For these membranes to work, moisture has to condense on the inside of the shell and be drawn through. If it's saturated on the outside, it cannot be drawn through, so it gets wet on the inside. Because of the saturated water on the outside, the wet bit on the inside gets cold. So you're cold and wet even though the fabric has not actually leaked. This is almost certainly what you are experiencing rather than leaking, but it's academic really because the end result is the same.

Reproofing stops this happening because the outside does not get saturated, but as you have discovered reproofing never really works that well long term and it's a constant battle.

The only thing that can help is wearing more layers underneath which insulates you from the cold and damp, and/or not wearing a back pack. Another option is to go out in heavy rain without a waterproof and you will see that rain soaks through non-waterproof fabrics much more quickly than the condensation so you're still better off with a waterproof even though it's not perfect. IF it's raining really hard.

the sleeves of my jersey (under the jacket) were wet on the outside, my helly underneath was dry

It's not rain coming in from the outside, it's condensation working its way back from the *inside* of the outer layer. End result is the same, cause is different.
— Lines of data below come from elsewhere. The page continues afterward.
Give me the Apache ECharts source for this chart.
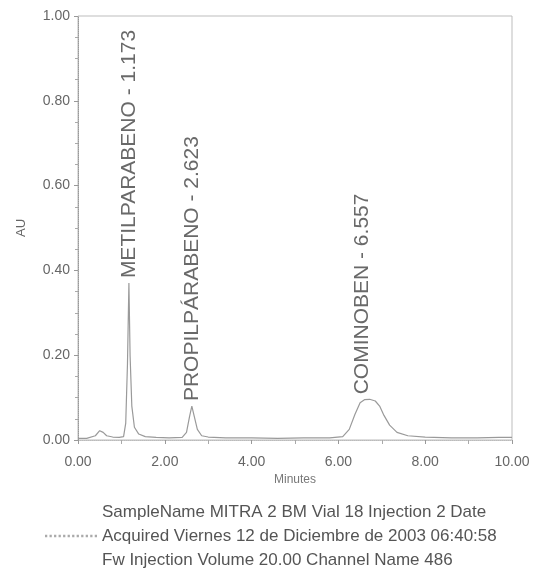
<!DOCTYPE html>
<html>
<head>
<meta charset="utf-8">
<script src="https://cdn.jsdelivr.net/npm/echarts@6/dist/echarts.min.js"></script>
<style>html,body{margin:0;padding:0;background:#fff;}#c{width:535px;height:576px;}</style>
</head>
<body>
<div id="c"></div>
<script>
// Chromatogram trace (minutes, AU)
const times = [0.00, 0.20, 0.40, 0.50, 0.58, 0.66, 0.80, 0.95, 1.05, 1.10, 1.14, 1.173, 1.20, 1.24, 1.30, 1.40, 1.55, 1.80, 2.10, 2.40, 2.50, 2.57, 2.623, 2.68, 2.75, 2.85, 3.00, 3.40, 4.00, 4.60, 5.20, 5.80, 6.10, 6.25, 6.38, 6.50, 6.60, 6.72, 6.85, 6.95, 7.05, 7.18, 7.35, 7.60, 8.00, 8.60, 9.20, 9.70, 10.00];
const au    = [0.004, 0.004, 0.010, 0.022, 0.018, 0.010, 0.007, 0.006, 0.008, 0.040, 0.180, 0.370, 0.200, 0.080, 0.030, 0.014, 0.008, 0.006, 0.005, 0.006, 0.018, 0.055, 0.080, 0.055, 0.025, 0.010, 0.007, 0.005, 0.005, 0.004, 0.005, 0.005, 0.008, 0.025, 0.060, 0.088, 0.095, 0.096, 0.092, 0.080, 0.058, 0.035, 0.018, 0.010, 0.007, 0.005, 0.005, 0.006, 0.006];

// Peak annotations
const peakNames   = ['METILPARABENO', 'PROPILPÁRABENO', 'COMINOBEN'];
const peakTimes   = [1.173, 2.623, 6.557];
const peakHeights = [0.370, 0.080, 0.096];

// Axis ticks
const xTickLabels = ['0.00', '2.00', '4.00', '6.00', '8.00', '10.00'];
const yTickLabels = ['0.00', '0.20', '0.40', '0.60', '0.80', '1.00'];

// Sample information text
const infoLines = [
  'SampleName MITRA 2 BM Vial 18 Injection 2 Date',
  'Acquired Viernes 12 de Diciembre de 2003 06:40:58',
  'Fw Injection Volume 20.00 Channel Name 486'
];

const trace = times.map((t, i) => [t, au[i]]);
const peaks = peakTimes.map((t, i) => ({ value: [t, peakHeights[i]], name: peakNames[i] + ' - ' + t.toFixed(3) }));

const FONT = '"Liberation Sans", Arial, sans-serif';
const dots = (function(){ let p = ''; for (let k = 0; k < 12; k++) { const x = k * 4; p += 'M' + x + ' 0h2v2h-2z'; } return 'path://' + p; })();

const chart = echarts.init(document.getElementById('c'), null, { renderer: 'canvas' });
chart.setOption({
  animation: false,
  backgroundColor: '#ffffff',
  textStyle: { fontFamily: FONT },
  grid: { left: 78, right: 23, top: 16, bottom: 136, show: true, borderColor: '#bdbdbd', borderWidth: 1, backgroundColor: 'transparent' },
  legend: {
    show: true,
    data: ['trace'],
    left: 40,
    top: 495,
    icon: dots,
    itemWidth: 52,
    itemHeight: 3,
    itemGap: 0,
    selectedMode: false,
    formatter: function () { return infoLines.join('\n'); },
    textStyle: { fontFamily: FONT, fontSize: 17, lineHeight: 24, color: '#555' },
    itemStyle: { color: '#aaa' }
  },
  xAxis: {
    type: 'value', min: 0, max: 10, interval: 2,
    axisLabel: { formatter: function (v) { return xTickLabels[Math.round(v / 2)]; }, color: '#666', fontSize: 14, margin: 15, fontFamily: FONT },
    axisLine: { show: true, onZero: false, lineStyle: { color: '#bbb', type: 'dotted', width: 1 } },
    axisTick: { show: true, length: 4, lineStyle: { color: '#999' } },
    minorTick: { show: true, splitNumber: 2, length: 4, lineStyle: { color: '#aaa' } },
    splitLine: { show: false },
    name: 'Minutes', nameLocation: 'middle', nameGap: 34,
    nameTextStyle: { color: '#777', fontSize: 12, fontFamily: FONT }
  },
  yAxis: {
    type: 'value', min: 0, max: 1, interval: 0.2,
    axisLabel: { formatter: function (v) { return yTickLabels[Math.round(v / 0.2)]; }, color: '#666', fontSize: 14, margin: 8, fontFamily: FONT },
    axisLine: { show: true, lineStyle: { color: '#999', type: 'dotted', width: 1 } },
    axisTick: { show: true, length: 4, lineStyle: { color: '#999' } },
    minorTick: { show: true, splitNumber: 4, length: 3, lineStyle: { color: '#aaa' } },
    splitLine: { show: false },
    name: 'AU', nameLocation: 'middle', nameGap: 50,
    nameTextStyle: { color: '#666', fontSize: 13, fontFamily: FONT }
  },
  series: [{
    name: 'trace',
    type: 'line',
    data: trace,
    showSymbol: false,
    symbol: 'none',
    lineStyle: { color: '#9a9a9a', width: 1.2 },
    itemStyle: { color: '#aaa' },
    z: 3
  }, {
    name: 'peaks',
    type: 'scatter',
    data: peaks,
    symbolSize: 0,
    silent: true,
    label: {
      show: true,
      position: 'top',
      distance: 5,
      rotate: 90,
      align: 'left',
      verticalAlign: 'middle',
      fontFamily: FONT,
      color: '#444',
      formatter: function (p) { return p.data.name; },
      fontSize: 21
    },
    z: 4
  }]
});
</script>
</body>
</html>
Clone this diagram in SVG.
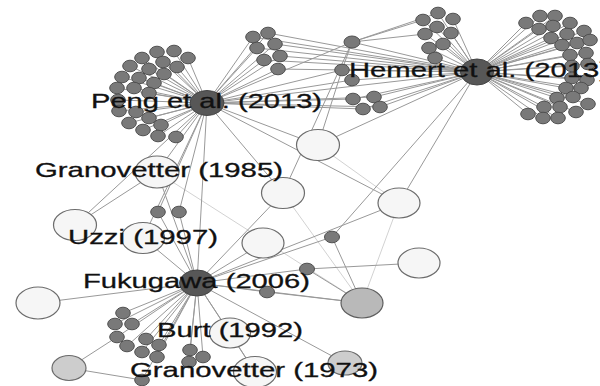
<svg xmlns="http://www.w3.org/2000/svg" width="600" height="386" viewBox="0 0 600 386">
<style>
.e{stroke:#999;stroke-width:1;fill:none}
.l{stroke:#d2d2d2;stroke-width:1;fill:none}
.s{fill:#797979;stroke:#4f4f4f;stroke-width:1}
.h{fill:#575757;stroke:#444;stroke-width:1}
.w{fill:#f6f6f6;stroke:#6c6c6c;stroke-width:1.2}
.g{fill:#b9b9b9;stroke:#5e5e5e;stroke-width:1.2}
.lg{fill:#cdcdcd;stroke:#6a6a6a;stroke-width:1.2}
text{font-family:"Liberation Sans",Arial,sans-serif;font-size:21px;fill:#111;stroke:#111;stroke-width:0.3}
</style>
<rect width="600" height="386" fill="#fff"/>
<g id="connectors">
<path class="l" d="M283 193L362 303M399 203L362 303M157 172L362 303M318 145L399 203"/>
<path class="e" d="M207 103L157 52M207 103L174 51M207 103L188 58M207 103L142 58M207 103L163 62M207 103L177 67M207 103L130 66M207 103L149 69M207 103L164 74M207 103L122 77M207 103L139 78M207 103L154 83M207 103L117 88M207 103L134 88M207 103L149 93M207 103L118 100M207 103L119 111M207 103L136 112M207 103L149 118M207 103L129 123M207 103L161 125M207 103L143 130M207 103L158 136M207 103L176 137M207 103L253 37M207 103L268 33M207 103L257 48M207 103L275 44M207 103L264 60M207 103L280 56M207 103L278 69M207 103L352 42M207 103L342 70M207 103L352 80M207 103L353 99M207 103L374 97M207 103L363 109M207 103L380 107M207 103L477 72M207 103L157 172M207 103L158 212M207 103L179 212M207 103L143 238M207 103L197 283M207 103L318 145M207 103L283 193M207 103L399 203M207 103L75 225"/>
<path class="e" d="M477 72L438 13M477 72L453 19M477 72L423 20M477 72L437 27M477 72L451 33M477 72L425 34M477 72L443 44M477 72L429 48M477 72L435 58M477 72L526 23M477 72L540 16M477 72L555 16M477 72L539 29M477 72L553 26M477 72L570 23M477 72L551 38M477 72L567 34M477 72L584 31M477 72L562 45M477 72L577 43M477 72L590 40M477 72L570 55M477 72L586 53M477 72L572 66M477 72L588 64M477 72L572 78M477 72L587 80M477 72L566 88M477 72L581 88M477 72L557 98M477 72L573 97M477 72L588 104M477 72L544 107M477 72L560 107M477 72L576 112M477 72L528 114M477 72L543 118M477 72L558 118M477 72L253 37M477 72L268 33M477 72L257 48M477 72L275 44M477 72L264 60M477 72L280 56M477 72L278 69M477 72L352 42M477 72L342 70M477 72L352 80M477 72L353 99M477 72L374 97M477 72L363 109M477 72L380 107M477 72L318 145M477 72L332 237M477 72L399 203"/>
<path class="e" d="M352 42L423 20M352 42L438 13M352 42L425 34M352 42L342 70M352 42L283 193M342 70L318 145"/>
<path class="e" d="M197 283L123 313M197 283L115 324M197 283L132 324M197 283L117 337M197 283L127 346M197 283L146 339M197 283L142 352M197 283L159 345M197 283L157 357M197 283L190 350M197 283L203 357M197 283L189 362M197 283L142 380M197 283L38 303M197 283L158 212M197 283L179 212M197 283L143 238M197 283L157 172M197 283L263 243M197 283L283 193M197 283L332 237M197 283L307 269M197 283L267 292M197 283L362 303M197 283L399 203M197 283L230 333M197 283L255 372M197 283L345 363"/>
<path class="e" d="M69 368L117 337M69 368L142 380M230 333L255 372M307 269L419 263M307 269L362 303M332 237L362 303M267 292L362 303M75 225L157 172"/>
</g>
<g id="peng-cluster">
<ellipse class="s" cx="157" cy="52" rx="7.3" ry="5.8"/><ellipse class="s" cx="174" cy="51" rx="7.3" ry="5.8"/><ellipse class="s" cx="188" cy="58" rx="7.3" ry="5.8"/><ellipse class="s" cx="142" cy="58" rx="7.3" ry="5.8"/><ellipse class="s" cx="163" cy="62" rx="7.3" ry="5.8"/><ellipse class="s" cx="177" cy="67" rx="7.3" ry="5.8"/><ellipse class="s" cx="130" cy="66" rx="7.3" ry="5.8"/><ellipse class="s" cx="149" cy="69" rx="7.3" ry="5.8"/><ellipse class="s" cx="164" cy="74" rx="7.3" ry="5.8"/><ellipse class="s" cx="122" cy="77" rx="7.3" ry="5.8"/><ellipse class="s" cx="139" cy="78" rx="7.3" ry="5.8"/><ellipse class="s" cx="154" cy="83" rx="7.3" ry="5.8"/><ellipse class="s" cx="117" cy="88" rx="7.3" ry="5.8"/><ellipse class="s" cx="134" cy="88" rx="7.3" ry="5.8"/><ellipse class="s" cx="149" cy="93" rx="7.3" ry="5.8"/><ellipse class="s" cx="118" cy="100" rx="7.3" ry="5.8"/><ellipse class="s" cx="119" cy="111" rx="7.3" ry="5.8"/><ellipse class="s" cx="136" cy="112" rx="7.3" ry="5.8"/><ellipse class="s" cx="149" cy="118" rx="7.3" ry="5.8"/><ellipse class="s" cx="129" cy="123" rx="7.3" ry="5.8"/><ellipse class="s" cx="161" cy="125" rx="7.3" ry="5.8"/><ellipse class="s" cx="143" cy="130" rx="7.3" ry="5.8"/><ellipse class="s" cx="158" cy="136" rx="7.3" ry="5.8"/><ellipse class="s" cx="176" cy="137" rx="7.3" ry="5.8"/>
</g>
<g id="peng-upper-cluster">
<ellipse class="s" cx="253" cy="37" rx="7.3" ry="5.8"/><ellipse class="s" cx="268" cy="33" rx="7.3" ry="5.8"/><ellipse class="s" cx="257" cy="48" rx="7.3" ry="5.8"/><ellipse class="s" cx="275" cy="44" rx="7.3" ry="5.8"/><ellipse class="s" cx="264" cy="60" rx="7.3" ry="5.8"/><ellipse class="s" cx="280" cy="56" rx="7.3" ry="5.8"/><ellipse class="s" cx="278" cy="69" rx="7.3" ry="5.8"/>
</g>
<g id="mid-small">
<ellipse class="s" cx="352" cy="42" rx="8" ry="6"/>
<ellipse class="s" cx="342" cy="70" rx="7.3" ry="5.8"/><ellipse class="s" cx="352" cy="80" rx="7.3" ry="5.8"/>
<ellipse class="s" cx="353" cy="99" rx="7.3" ry="5.8"/><ellipse class="s" cx="374" cy="97" rx="7.3" ry="5.8"/><ellipse class="s" cx="363" cy="109" rx="7.3" ry="5.8"/><ellipse class="s" cx="380" cy="107" rx="7.3" ry="5.8"/>
</g>
<g id="hemert-cluster-left">
<ellipse class="s" cx="438" cy="13" rx="7.3" ry="5.8"/><ellipse class="s" cx="453" cy="19" rx="7.3" ry="5.8"/><ellipse class="s" cx="423" cy="20" rx="7.3" ry="5.8"/><ellipse class="s" cx="437" cy="27" rx="7.3" ry="5.8"/><ellipse class="s" cx="451" cy="33" rx="7.3" ry="5.8"/><ellipse class="s" cx="425" cy="34" rx="7.3" ry="5.8"/><ellipse class="s" cx="443" cy="44" rx="7.3" ry="5.8"/><ellipse class="s" cx="429" cy="48" rx="7.3" ry="5.8"/><ellipse class="s" cx="435" cy="58" rx="7.3" ry="5.8"/>
</g>
<g id="hemert-cluster-right">
<ellipse class="s" cx="526" cy="23" rx="7.3" ry="5.8"/><ellipse class="s" cx="540" cy="16" rx="7.3" ry="5.8"/><ellipse class="s" cx="555" cy="16" rx="7.3" ry="5.8"/><ellipse class="s" cx="539" cy="29" rx="7.3" ry="5.8"/><ellipse class="s" cx="553" cy="26" rx="7.3" ry="5.8"/><ellipse class="s" cx="570" cy="23" rx="7.3" ry="5.8"/><ellipse class="s" cx="551" cy="38" rx="7.3" ry="5.8"/><ellipse class="s" cx="567" cy="34" rx="7.3" ry="5.8"/><ellipse class="s" cx="584" cy="31" rx="7.3" ry="5.8"/><ellipse class="s" cx="562" cy="45" rx="7.3" ry="5.8"/><ellipse class="s" cx="577" cy="43" rx="7.3" ry="5.8"/><ellipse class="s" cx="590" cy="40" rx="7.3" ry="5.8"/><ellipse class="s" cx="570" cy="55" rx="7.3" ry="5.8"/><ellipse class="s" cx="586" cy="53" rx="7.3" ry="5.8"/><ellipse class="s" cx="572" cy="66" rx="7.3" ry="5.8"/><ellipse class="s" cx="588" cy="64" rx="7.3" ry="5.8"/><ellipse class="s" cx="572" cy="78" rx="7.3" ry="5.8"/><ellipse class="s" cx="587" cy="80" rx="7.3" ry="5.8"/><ellipse class="s" cx="566" cy="88" rx="7.3" ry="5.8"/><ellipse class="s" cx="581" cy="88" rx="7.3" ry="5.8"/><ellipse class="s" cx="557" cy="98" rx="7.3" ry="5.8"/><ellipse class="s" cx="573" cy="97" rx="7.3" ry="5.8"/><ellipse class="s" cx="588" cy="104" rx="7.3" ry="5.8"/><ellipse class="s" cx="544" cy="107" rx="7.3" ry="5.8"/><ellipse class="s" cx="560" cy="107" rx="7.3" ry="5.8"/><ellipse class="s" cx="576" cy="112" rx="7.3" ry="5.8"/><ellipse class="s" cx="528" cy="114" rx="7.3" ry="5.8"/><ellipse class="s" cx="543" cy="118" rx="7.3" ry="5.8"/><ellipse class="s" cx="558" cy="118" rx="7.3" ry="5.8"/>
</g>
<g id="fukugawa-cluster">
<ellipse class="s" cx="123" cy="313" rx="7.3" ry="5.8"/><ellipse class="s" cx="115" cy="324" rx="7.3" ry="5.8"/><ellipse class="s" cx="132" cy="324" rx="7.3" ry="5.8"/><ellipse class="s" cx="117" cy="337" rx="7.3" ry="5.8"/><ellipse class="s" cx="127" cy="346" rx="7.3" ry="5.8"/><ellipse class="s" cx="146" cy="339" rx="7.3" ry="5.8"/><ellipse class="s" cx="142" cy="352" rx="7.3" ry="5.8"/><ellipse class="s" cx="159" cy="345" rx="7.3" ry="5.8"/><ellipse class="s" cx="157" cy="357" rx="7.3" ry="5.8"/><ellipse class="s" cx="190" cy="350" rx="7.3" ry="5.8"/><ellipse class="s" cx="203" cy="357" rx="7.3" ry="5.8"/><ellipse class="s" cx="189" cy="362" rx="7.3" ry="5.8"/><ellipse class="s" cx="142" cy="380" rx="7.3" ry="5.8"/>
</g>
<g id="small-nodes">
<ellipse class="s" cx="158" cy="212" rx="7.3" ry="5.8"/><ellipse class="s" cx="179" cy="212" rx="7.3" ry="5.8"/><ellipse class="s" cx="332" cy="237" rx="7.5" ry="5.8"/><ellipse class="s" cx="307" cy="269" rx="7.5" ry="5.8"/><ellipse class="s" cx="267" cy="292" rx="7.5" ry="5.8"/>
</g>
<g id="n-granovetter1985"><ellipse class="w" cx="157" cy="172" rx="22" ry="16"/></g>
<g id="n-318"><ellipse class="w" cx="318" cy="145" rx="21.5" ry="15.5"/></g>
<g id="n-283"><ellipse class="w" cx="283" cy="193" rx="21.5" ry="15.5"/></g>
<g id="n-399"><ellipse class="w" cx="399" cy="203" rx="21" ry="15"/></g>
<g id="n-419"><ellipse class="w" cx="419" cy="263" rx="21" ry="15"/></g>
<g id="n-75"><ellipse class="w" cx="75" cy="225" rx="21.5" ry="15.5"/></g>
<g id="n-uzzi"><ellipse class="w" cx="143" cy="238" rx="21.5" ry="15.5"/></g>
<g id="n-263"><ellipse class="w" cx="263" cy="243" rx="21" ry="15"/></g>
<g id="n-38"><ellipse class="w" cx="38" cy="303" rx="22" ry="16"/></g>
<g id="n-burt"><ellipse class="w" cx="230" cy="333" rx="20.5" ry="15"/></g>
<g id="n-granovetter1973"><ellipse class="w" cx="255" cy="372" rx="21.5" ry="15.5"/></g>
<g id="n-gray1"><ellipse class="g" cx="362" cy="303" rx="21" ry="15"/></g>
<g id="n-gray2"><ellipse class="lg" cx="69" cy="368" rx="17" ry="12.5"/></g>
<g id="n-gray3"><ellipse class="lg" cx="345" cy="363" rx="17" ry="12"/></g>
<g id="hub-peng"><ellipse class="h" cx="207" cy="103" rx="17" ry="12.5"/></g>
<g id="hub-hemert"><ellipse class="h" cx="477" cy="72" rx="16.5" ry="13"/></g>
<g id="hub-fukugawa"><ellipse class="h" cx="197" cy="283" rx="17.5" ry="13"/></g>
<g id="labels">
<text x="91" y="108" textLength="231" lengthAdjust="spacingAndGlyphs">Peng et al. (2013)</text>
<text x="349" y="77" textLength="260" lengthAdjust="spacingAndGlyphs">Hemert et al. (2013)</text>
<text x="35" y="177" textLength="248" lengthAdjust="spacingAndGlyphs">Granovetter (1985)</text>
<text x="68" y="244" textLength="150" lengthAdjust="spacingAndGlyphs">Uzzi (1997)</text>
<text x="83" y="288" textLength="227" lengthAdjust="spacingAndGlyphs">Fukugawa (2006)</text>
<text x="157" y="337" textLength="146" lengthAdjust="spacingAndGlyphs">Burt (1992)</text>
<text x="130" y="377" textLength="248" lengthAdjust="spacingAndGlyphs">Granovetter (1973)</text>
</g>
</svg>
Plus we’re talking front face of the arms here – not pits, or torso or back underneath the bag, which is where I start sweating first.

Yes, because those are the bits that saturate first cos they get the hardest rain - and that's where the condensation collects. It's not sweaty in your pits etc because that's where the jacket is working.

If you want to know if it's waterproof, stretch it out over the bath and pour water on it. It'll probably hold.

I also dont like pouring (from an ecological point) TX wash down the drain when reproofing jackets.

Use the spray, it's much better. After the wash-in then the inside of the jacket gets proofed and the sweat won't soak through to the outside for a while anyway so it'll be much sweatier.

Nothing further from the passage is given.